Jerry Colquitt

Profile
- Position: Quarterback

Personal information
- Born: June 28, 1972 (age 53)
- Listed height: 6 ft 4 in (1.93 m)
- Listed weight: 208 lb (94 kg)

Career information
- College: Tennessee
- NFL draft: 1995: 6th round, 191st overall pick

Career history

Playing
- 1995: Carolina Panthers*
- 1996: Frankfurt Galaxy
- * Offseason and/or practice squad member only

Coaching
- 1998: Ole Miss (recruiting coord.)
- 1999–2002: Seattle Seahawks (offensive asst./quality control coach)

= Jerry Colquitt =

American football player and coach (born 1972)

Jeremiah Juan Colquitt (born June 28, 1972) is an American former football player and coach. He played college football at the University of Tennessee, and was drafted by the Carolina Panthers in the 1995 NFL draft, but did not make the team. He is of no known relation to Colquitt family of punters (Dustin, Britton, Jimmy, and Craig), who also played for Tennessee.

==Early life==
Colquitt played high school football at Oak Ridge High School in Oak Ridge, Tennessee. During his senior year, he completed 86 of 155 passes for 1,168 yards and 11 touchdowns, and was named All-State. As the Wildcats' starting quarterback, he led the team to consecutive 12-1 seasons during his junior and senior years.

==College career==
Colquitt signed with Tennessee in 1990 under head coach Johnny Majors, but redshirted his first year. During the 1991 season, he was a backup to veteran quarterback Andy Kelly. He began the 1992 season competing for the starting quarterback slot, but was edged out by Heath Shuler.

When Shuler entered the NFL draft following his junior season, Colquitt became Tennessee's starting quarterback, leading a quarterback corps that included future Colorado Rockies baseball All-Star Todd Helton, future Hall-of-Famer Peyton Manning, and future Texas A&M quarterback Branndon Stewart. Seven plays into his first start against UCLA, however, Colquitt suffered a season-ending knee injury. Tennessee tried to persuade the NCAA to restore Colquitt's final year of eligibility, but the request was denied. During his collegiate career, Colquitt completed 39 of 64 passes for 477 yards, five touchdowns, and an interception.

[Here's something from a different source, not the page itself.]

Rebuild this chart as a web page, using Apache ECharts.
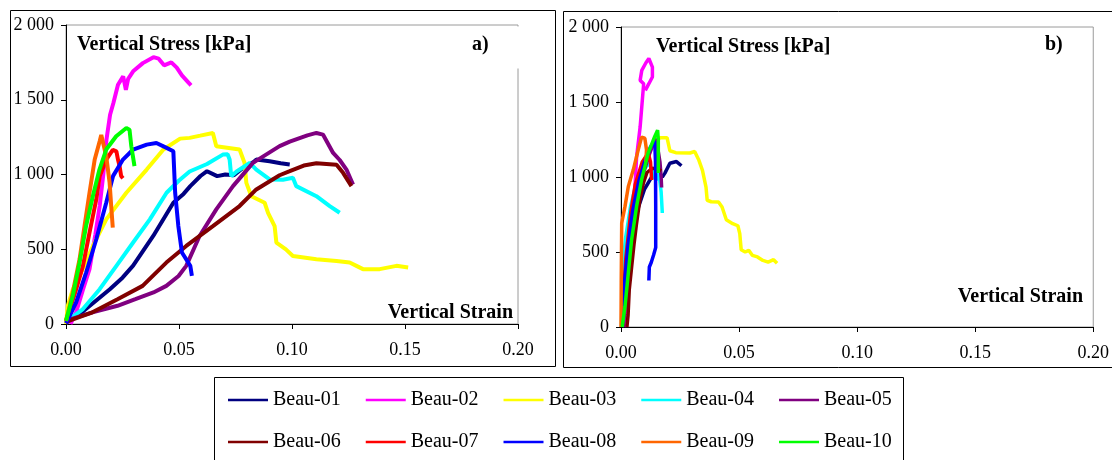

===Collegiate statistics===

| Season | Team | Passing |  |  |  |  |  |  |  |  |
| Cmp | Att | Pct | Yds | Avg | AY/A | TD | Int | Rtg |
| 1991 | Tennessee | 1 | 1 | 100.0 | 31 | 31.0 | 31.0 | 0 | 0 | 360.4 |
| 1992 | Tennessee | 16 | 33 | 48.5 | 190 | 5.8 | 6.4 | 1 | 0 | 106.8 |
| 1993 | Tennessee | 19 | 26 | 73.1 | 233 | 9.0 | 10.3 | 4 | 1 | 191.4 |
| 1994 | Tennessee | 3 | 4 | 75.0 | 23 | 5.8 | 5.8 | 0 | 0 | 123.3 |
| Career |  | 39 | 64 | 60.9 | 477 | 7.5 | 8.3 | 5 | 1 | 146.2 |

==Professional career==
Despite his limited playing time in college, Colquitt was selected by the Carolina Panthers in the sixth round (191st overall pick) of the 1995 NFL draft. He was waived by the team on August 23, 1995. Colquitt was a member of the Frankfurt Galaxy of the World League of American Football in 1996, but did not appear in any games for the team.

==Post-playing career==
In 1998, Colquitt was hired by his former offensive coordinator at Tennessee, David Cutcliffe, as recruiting coordinator at Ole Miss. In 1999, he was promoted to director of recruiting. He left Mississippi two months later to become an offensive assistant and quality control coach with the Seattle Seahawks. He was let go by the team following the 2002 season.